** Task details **
In your copy, leave out the pictures and repeat the entries below exactly.

══════════

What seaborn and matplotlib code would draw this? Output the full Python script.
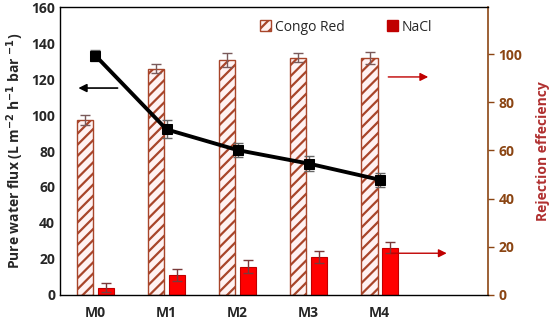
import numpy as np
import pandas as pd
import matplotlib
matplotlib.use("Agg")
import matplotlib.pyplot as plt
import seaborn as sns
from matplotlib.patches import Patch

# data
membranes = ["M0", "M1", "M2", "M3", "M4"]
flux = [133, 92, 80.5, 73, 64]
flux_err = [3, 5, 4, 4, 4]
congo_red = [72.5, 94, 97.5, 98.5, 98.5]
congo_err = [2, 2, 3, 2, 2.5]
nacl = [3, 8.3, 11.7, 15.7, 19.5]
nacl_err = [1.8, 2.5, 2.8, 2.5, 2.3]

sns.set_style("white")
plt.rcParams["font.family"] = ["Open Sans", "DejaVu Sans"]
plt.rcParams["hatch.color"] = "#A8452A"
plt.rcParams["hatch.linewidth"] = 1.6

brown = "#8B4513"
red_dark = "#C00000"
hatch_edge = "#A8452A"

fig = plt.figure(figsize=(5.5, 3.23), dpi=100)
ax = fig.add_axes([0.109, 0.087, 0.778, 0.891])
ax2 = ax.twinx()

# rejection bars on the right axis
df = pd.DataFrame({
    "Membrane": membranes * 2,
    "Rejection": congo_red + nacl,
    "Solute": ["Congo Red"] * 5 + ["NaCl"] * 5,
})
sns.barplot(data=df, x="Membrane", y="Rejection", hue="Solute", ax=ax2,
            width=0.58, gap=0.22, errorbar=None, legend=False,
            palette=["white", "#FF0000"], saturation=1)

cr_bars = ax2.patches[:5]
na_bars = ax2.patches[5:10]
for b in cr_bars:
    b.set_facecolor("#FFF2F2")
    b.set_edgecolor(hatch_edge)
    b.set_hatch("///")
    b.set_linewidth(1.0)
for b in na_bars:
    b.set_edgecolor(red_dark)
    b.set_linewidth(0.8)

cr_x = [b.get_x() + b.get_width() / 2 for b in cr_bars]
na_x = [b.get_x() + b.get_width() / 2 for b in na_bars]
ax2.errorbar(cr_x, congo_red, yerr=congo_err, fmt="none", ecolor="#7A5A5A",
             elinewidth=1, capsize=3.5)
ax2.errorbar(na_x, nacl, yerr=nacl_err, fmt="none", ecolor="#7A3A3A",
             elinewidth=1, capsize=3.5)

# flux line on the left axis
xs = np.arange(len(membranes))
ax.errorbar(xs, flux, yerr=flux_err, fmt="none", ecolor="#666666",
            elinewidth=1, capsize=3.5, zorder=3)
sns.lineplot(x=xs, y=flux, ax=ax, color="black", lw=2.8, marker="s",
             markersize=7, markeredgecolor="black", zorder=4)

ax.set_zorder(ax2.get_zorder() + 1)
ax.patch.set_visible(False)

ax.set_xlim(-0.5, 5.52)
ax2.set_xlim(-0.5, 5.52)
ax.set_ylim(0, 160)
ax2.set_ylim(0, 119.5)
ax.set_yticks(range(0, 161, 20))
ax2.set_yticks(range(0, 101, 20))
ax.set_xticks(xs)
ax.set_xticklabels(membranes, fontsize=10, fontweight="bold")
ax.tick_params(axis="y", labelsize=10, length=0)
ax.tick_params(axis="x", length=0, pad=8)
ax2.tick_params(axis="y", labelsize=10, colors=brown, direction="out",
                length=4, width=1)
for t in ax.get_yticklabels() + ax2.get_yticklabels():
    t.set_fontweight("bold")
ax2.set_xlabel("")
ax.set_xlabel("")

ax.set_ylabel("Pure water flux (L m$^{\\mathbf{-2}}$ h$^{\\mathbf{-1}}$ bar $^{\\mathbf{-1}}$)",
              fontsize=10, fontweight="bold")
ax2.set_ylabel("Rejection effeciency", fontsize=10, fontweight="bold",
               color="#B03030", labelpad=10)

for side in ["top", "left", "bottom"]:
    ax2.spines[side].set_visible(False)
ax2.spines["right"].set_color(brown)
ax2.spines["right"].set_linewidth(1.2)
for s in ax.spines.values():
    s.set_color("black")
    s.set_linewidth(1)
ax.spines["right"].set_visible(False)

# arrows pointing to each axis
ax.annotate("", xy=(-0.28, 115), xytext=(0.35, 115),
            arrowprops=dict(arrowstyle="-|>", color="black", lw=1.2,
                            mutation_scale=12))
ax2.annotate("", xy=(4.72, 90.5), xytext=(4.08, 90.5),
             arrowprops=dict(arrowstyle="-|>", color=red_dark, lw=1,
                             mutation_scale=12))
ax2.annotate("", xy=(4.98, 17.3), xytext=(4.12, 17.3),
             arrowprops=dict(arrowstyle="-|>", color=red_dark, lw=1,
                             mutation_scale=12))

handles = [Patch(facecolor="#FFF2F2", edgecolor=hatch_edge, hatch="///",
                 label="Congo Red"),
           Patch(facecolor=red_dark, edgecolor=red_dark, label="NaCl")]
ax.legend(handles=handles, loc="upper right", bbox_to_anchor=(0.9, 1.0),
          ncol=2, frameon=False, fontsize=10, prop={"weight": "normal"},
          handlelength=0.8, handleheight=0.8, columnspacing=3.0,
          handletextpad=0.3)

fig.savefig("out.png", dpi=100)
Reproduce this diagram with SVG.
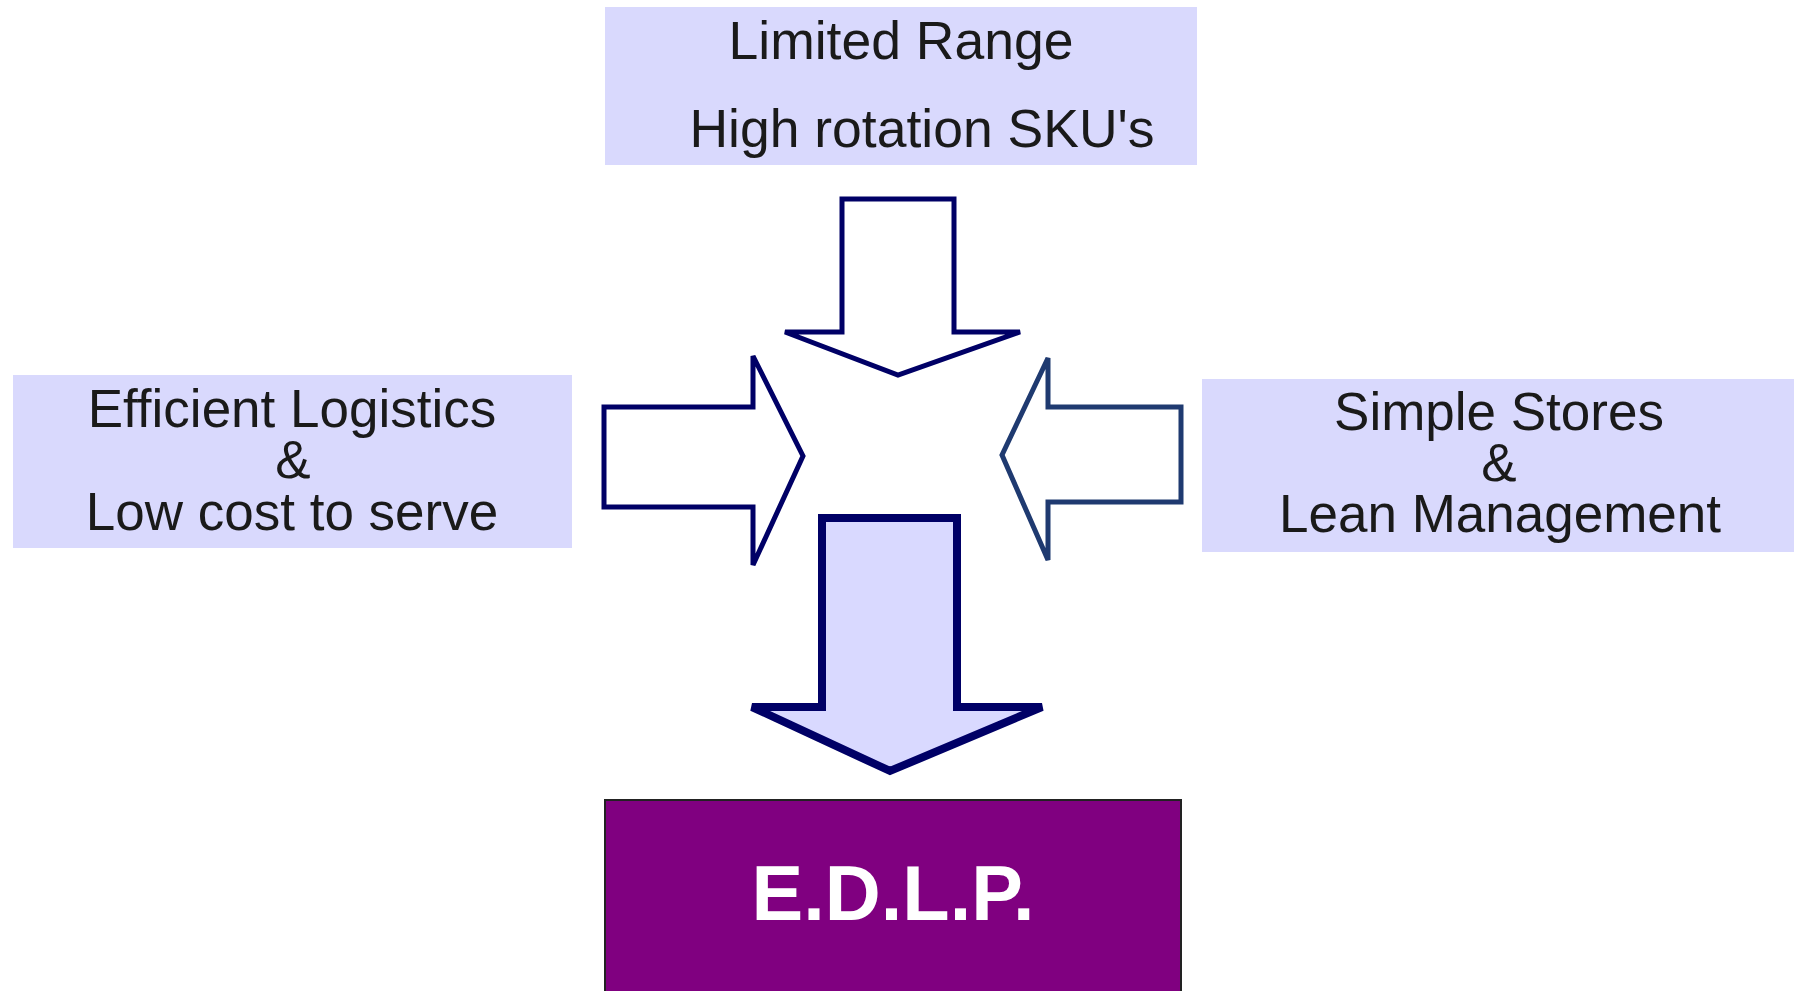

══════════

** Exercise solution **
What seaborn and matplotlib code would draw this? Output the full Python script.
import numpy as np
import pandas as pd
import matplotlib
matplotlib.use("Agg")
import matplotlib.pyplot as plt
import seaborn as sns
from matplotlib.patches import Patch

# data
membranes = ["M0", "M1", "M2", "M3", "M4"]
flux = [133, 92, 80.5, 73, 64]
flux_err = [3, 5, 4, 4, 4]
congo_red = [72.5, 94, 97.5, 98.5, 98.5]
congo_err = [2, 2, 3, 2, 2.5]
nacl = [3, 8.3, 11.7, 15.7, 19.5]
nacl_err = [1.8, 2.5, 2.8, 2.5, 2.3]

sns.set_style("white")
plt.rcParams["font.family"] = ["Open Sans", "DejaVu Sans"]
plt.rcParams["hatch.color"] = "#A8452A"
plt.rcParams["hatch.linewidth"] = 1.6

brown = "#8B4513"
red_dark = "#C00000"
hatch_edge = "#A8452A"

fig = plt.figure(figsize=(5.5, 3.23), dpi=100)
ax = fig.add_axes([0.109, 0.087, 0.778, 0.891])
ax2 = ax.twinx()

# rejection bars on the right axis
df = pd.DataFrame({
    "Membrane": membranes * 2,
    "Rejection": congo_red + nacl,
    "Solute": ["Congo Red"] * 5 + ["NaCl"] * 5,
})
sns.barplot(data=df, x="Membrane", y="Rejection", hue="Solute", ax=ax2,
            width=0.58, gap=0.22, errorbar=None, legend=False,
            palette=["white", "#FF0000"], saturation=1)

cr_bars = ax2.patches[:5]
na_bars = ax2.patches[5:10]
for b in cr_bars:
    b.set_facecolor("#FFF2F2")
    b.set_edgecolor(hatch_edge)
    b.set_hatch("///")
    b.set_linewidth(1.0)
for b in na_bars:
    b.set_edgecolor(red_dark)
    b.set_linewidth(0.8)

cr_x = [b.get_x() + b.get_width() / 2 for b in cr_bars]
na_x = [b.get_x() + b.get_width() / 2 for b in na_bars]
ax2.errorbar(cr_x, congo_red, yerr=congo_err, fmt="none", ecolor="#7A5A5A",
             elinewidth=1, capsize=3.5)
ax2.errorbar(na_x, nacl, yerr=nacl_err, fmt="none", ecolor="#7A3A3A",
             elinewidth=1, capsize=3.5)

# flux line on the left axis
xs = np.arange(len(membranes))
ax.errorbar(xs, flux, yerr=flux_err, fmt="none", ecolor="#666666",
            elinewidth=1, capsize=3.5, zorder=3)
sns.lineplot(x=xs, y=flux, ax=ax, color="black", lw=2.8, marker="s",
             markersize=7, markeredgecolor="black", zorder=4)

ax.set_zorder(ax2.get_zorder() + 1)
ax.patch.set_visible(False)

ax.set_xlim(-0.5, 5.52)
ax2.set_xlim(-0.5, 5.52)
ax.set_ylim(0, 160)
ax2.set_ylim(0, 119.5)
ax.set_yticks(range(0, 161, 20))
ax2.set_yticks(range(0, 101, 20))
ax.set_xticks(xs)
ax.set_xticklabels(membranes, fontsize=10, fontweight="bold")
ax.tick_params(axis="y", labelsize=10, length=0)
ax.tick_params(axis="x", length=0, pad=8)
ax2.tick_params(axis="y", labelsize=10, colors=brown, direction="out",
                length=4, width=1)
for t in ax.get_yticklabels() + ax2.get_yticklabels():
    t.set_fontweight("bold")
ax2.set_xlabel("")
ax.set_xlabel("")

ax.set_ylabel("Pure water flux (L m$^{\\mathbf{-2}}$ h$^{\\mathbf{-1}}$ bar $^{\\mathbf{-1}}$)",
              fontsize=10, fontweight="bold")
ax2.set_ylabel("Rejection effeciency", fontsize=10, fontweight="bold",
               color="#B03030", labelpad=10)

for side in ["top", "left", "bottom"]:
    ax2.spines[side].set_visible(False)
ax2.spines["right"].set_color(brown)
ax2.spines["right"].set_linewidth(1.2)
for s in ax.spines.values():
    s.set_color("black")
    s.set_linewidth(1)
ax.spines["right"].set_visible(False)

# arrows pointing to each axis
ax.annotate("", xy=(-0.28, 115), xytext=(0.35, 115),
            arrowprops=dict(arrowstyle="-|>", color="black", lw=1.2,
                            mutation_scale=12))
ax2.annotate("", xy=(4.72, 90.5), xytext=(4.08, 90.5),
             arrowprops=dict(arrowstyle="-|>", color=red_dark, lw=1,
                             mutation_scale=12))
ax2.annotate("", xy=(4.98, 17.3), xytext=(4.12, 17.3),
             arrowprops=dict(arrowstyle="-|>", color=red_dark, lw=1,
                             mutation_scale=12))

handles = [Patch(facecolor="#FFF2F2", edgecolor=hatch_edge, hatch="///",
                 label="Congo Red"),
           Patch(facecolor=red_dark, edgecolor=red_dark, label="NaCl")]
ax.legend(handles=handles, loc="upper right", bbox_to_anchor=(0.9, 1.0),
          ncol=2, frameon=False, fontsize=10, prop={"weight": "normal"},
          handlelength=0.8, handleheight=0.8, columnspacing=3.0,
          handletextpad=0.3)

fig.savefig("out.png", dpi=100)
Reproduce this diagram with SVG.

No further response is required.